Some economists worry that the sluggish, lopsided labor market of the past five years is what we’ll be stuck with in the future.

Smarter machines and niftier software will continue to replace more and more midpay jobs, making businesses more productive and swelling their profits.

The most highly skilled workers _ those who can use machines to be more productive but can’t be replaced by them _ will continue to prosper. Many low-pay jobs are likely to remain sheltered from the technological offensive: Robots are too clumsy to tidy up hotel rooms or clear dirty dishes at busy restaurants.

“Computers can do calculus better than any human being,” says Andrew McAfee, principal research scientist at MIT’s Center for Digital Business. But “restaurant bus boy is a very safe job for a long time to come.”

Under this scenario, technology could continue to push economic growth _ but only a few would enjoy the benefits. More people would be competing for midpay jobs, so pay would shrivel. Many midskill workers would be left unemployed or shunted into low-skill, low-pay jobs. The income gap between the rich and ordinary citizens, already at record levels in many developed countries, would continue to widen.
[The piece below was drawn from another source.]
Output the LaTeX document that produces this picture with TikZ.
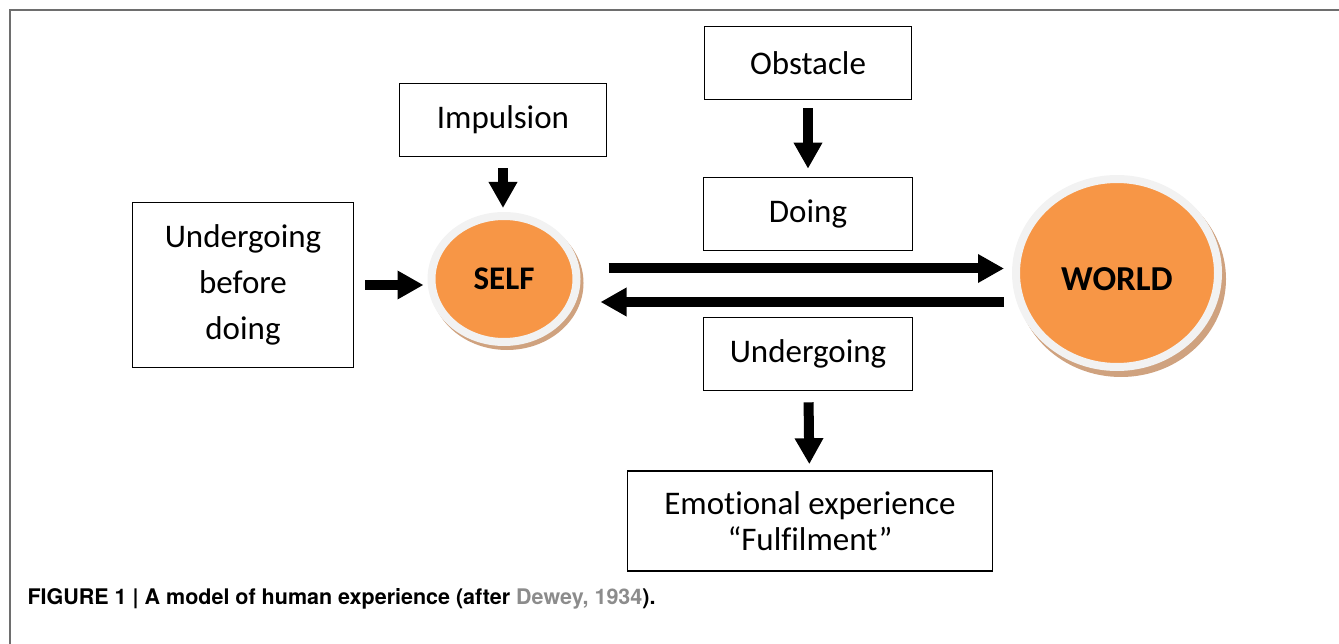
\documentclass[tikz,border=0pt]{standalone}
\usepackage{fontspec}
\usepackage{tikz}
\usepackage{xcolor}
\usetikzlibrary{arrows.meta,shapes.geometric}
\setmainfont{Carlito}[Ligatures=NoCommon]
\newfontfamily\capfont{TeX Gyre Heros}
\definecolor{selforange}{HTML}{F79646}
\definecolor{rimgray}{HTML}{F2F2F2}
\definecolor{shadowtan}{HTML}{CFA27F}
\definecolor{framegray}{HTML}{6E6E6E}
\definecolor{citegray}{HTML}{8C8C8C}
\begin{document}
\begin{tikzpicture}[x=1pt,y=-1pt,
    box/.style={draw,line width=1.6pt,align=center,inner sep=0pt,
        font=\fontsize{33}{46}\selectfont},
    blob/.style={ellipse,fill=selforange,draw=rimgray,line width=8pt,inner sep=0pt,
        font=\fontsize{33}{38}\selectfont\bfseries,
        preaction={draw=shadowtan,fill=shadowtan,line width=8pt,
            transform canvas={shift={(3pt,-4pt)}}}},
    fat/.style={line width=10pt,-{Triangle[length=26pt,width=27pt]}}]
    \useasboundingbox (0,0) rectangle (1339,644);
    % frame and caption
    \draw[framegray,line width=2pt] (10,644)--(10,10)--(1339,10);
    \node[anchor=west,font=\capfont\bfseries\fontsize{21.5}{24}\selectfont] (caption) at (24,599)
        {FIGURE 1 | A model of human experience (after \textcolor{citegray}{Dewey, 1934}).};
    % boxes
    \node[box,minimum width=207pt,minimum height=73pt] (obstacle) at (808,63) {Obstacle};
    \node[box,minimum width=207pt,minimum height=73pt] (impulsion) at (503,120) {Impulsion};
    \node[box,minimum width=209pt,minimum height=73pt] (doing) at (808,214) {Doing};
    \node[box,minimum width=221pt,minimum height=165pt] (ubd) at (243,285) {Undergoing\\before\\doing};
    \node[box,minimum width=209pt,minimum height=73pt] (undergoing) at (808,354) {Undergoing};
    \node[box,minimum width=365pt,minimum height=100pt,
        font=\fontsize{33}{36}\selectfont] (emotion) at (810,521) {Emotional experience\\“Fulfilment”};
    % self and world
    \node[blob,minimum width=145pt,minimum height=126pt] (self) at (504,279) {SELF};
    \node[blob,minimum width=202pt,minimum height=188pt,text height=35pt,text depth=0pt,
        font=\fontsize{35}{38}\selectfont\bfseries,
        preaction={draw=shadowtan,fill=shadowtan,line width=8pt,
            transform canvas={shift={(4pt,-6pt)}}}] (world) at (1117,273) {WORLD};
    % arrows
    \draw[fat,shorten <=11pt,shorten >=4pt] (impulsion.south) -- (impulsion.south |- self.north);
    \draw[fat,shorten <=11pt,shorten >=4pt] (ubd.east) -- (ubd.east -| self.west);
    \draw[fat,shorten <=8pt,shorten >=8pt] (obstacle) -- (doing);
    \draw[fat,shorten <=11pt,shorten >=6pt] (undergoing) -- (emotion);
    \draw[fat] ([xshift=28pt,yshift=10.5pt]self.east) -- ([xshift=-8pt,yshift=10.5pt]self.east -| world.west);
    \draw[fat] ([xshift=-8pt,yshift=-23pt]self.east -| world.west) -- ([xshift=20pt,yshift=-23pt]self.east);
\end{tikzpicture}
\end{document}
Most economists say that unequal societies don’t prosper; it takes a large and confident middle class to produce the consumer spending that drives healthy economic growth. “In the long run, you could actually see growth stopping,” says economist Maarten Goos at Belgium’s University of Leuven. “If everyone is employed in low-wage service jobs, then, that’s it.”

_TECHNOLOGY LEADS TO MASS UNEMPLOYMENT

In a speech last year, former U.S. Treasury Secretary Lawrence Summers declared that the biggest economic issue of the future would not be the federal debt or competition from China but “the dramatic transformations that technology is bringing about.”
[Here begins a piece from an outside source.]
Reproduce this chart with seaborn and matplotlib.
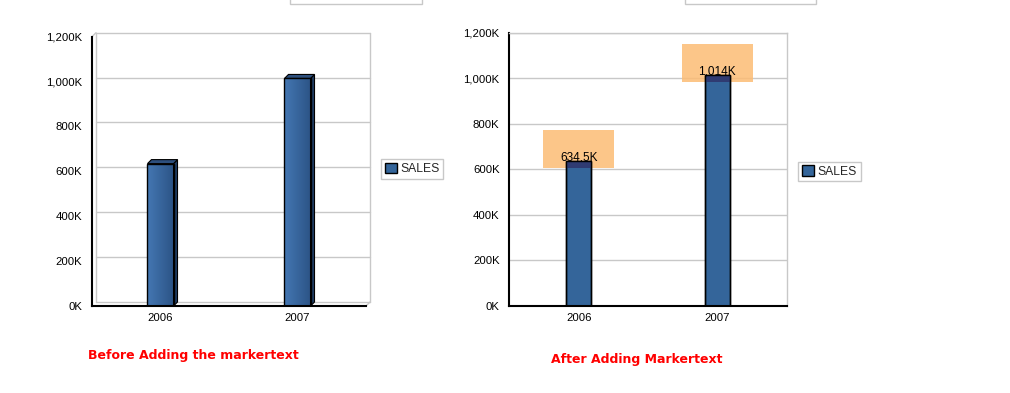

Summers imagined a machine called the “Doer” that could make anything or provide any service. Productivity would soar. Wonderful goods and services would emerge. Enormous wealth would go “to those who could design better Doers, to those who could think of better things for Doers to do.” But everyone else would be worthless in the labor market.

Summers said the world is moving in that direction and has completed only 15 percent of the journey, but already we are “observing its consequences.”

Consequences, indeed. ATMs dislodged bank tellers. Microsoft Outlook manages what secretaries used to do. Expedia is replacing travel agents. E-ZPass is doing away with toll-booth operators. And robots continue to supplant factory workers.

But surely some jobs are safe. Truck drivers, perhaps? A machine can’t negotiate a left-hand turn against oncoming traffic without a human behind the wheel, can it? Or so economists Frank Levy of MIT and Richard Murnane of Harvard University reasoned in their book “The New Division of Labor,” way back in 2004.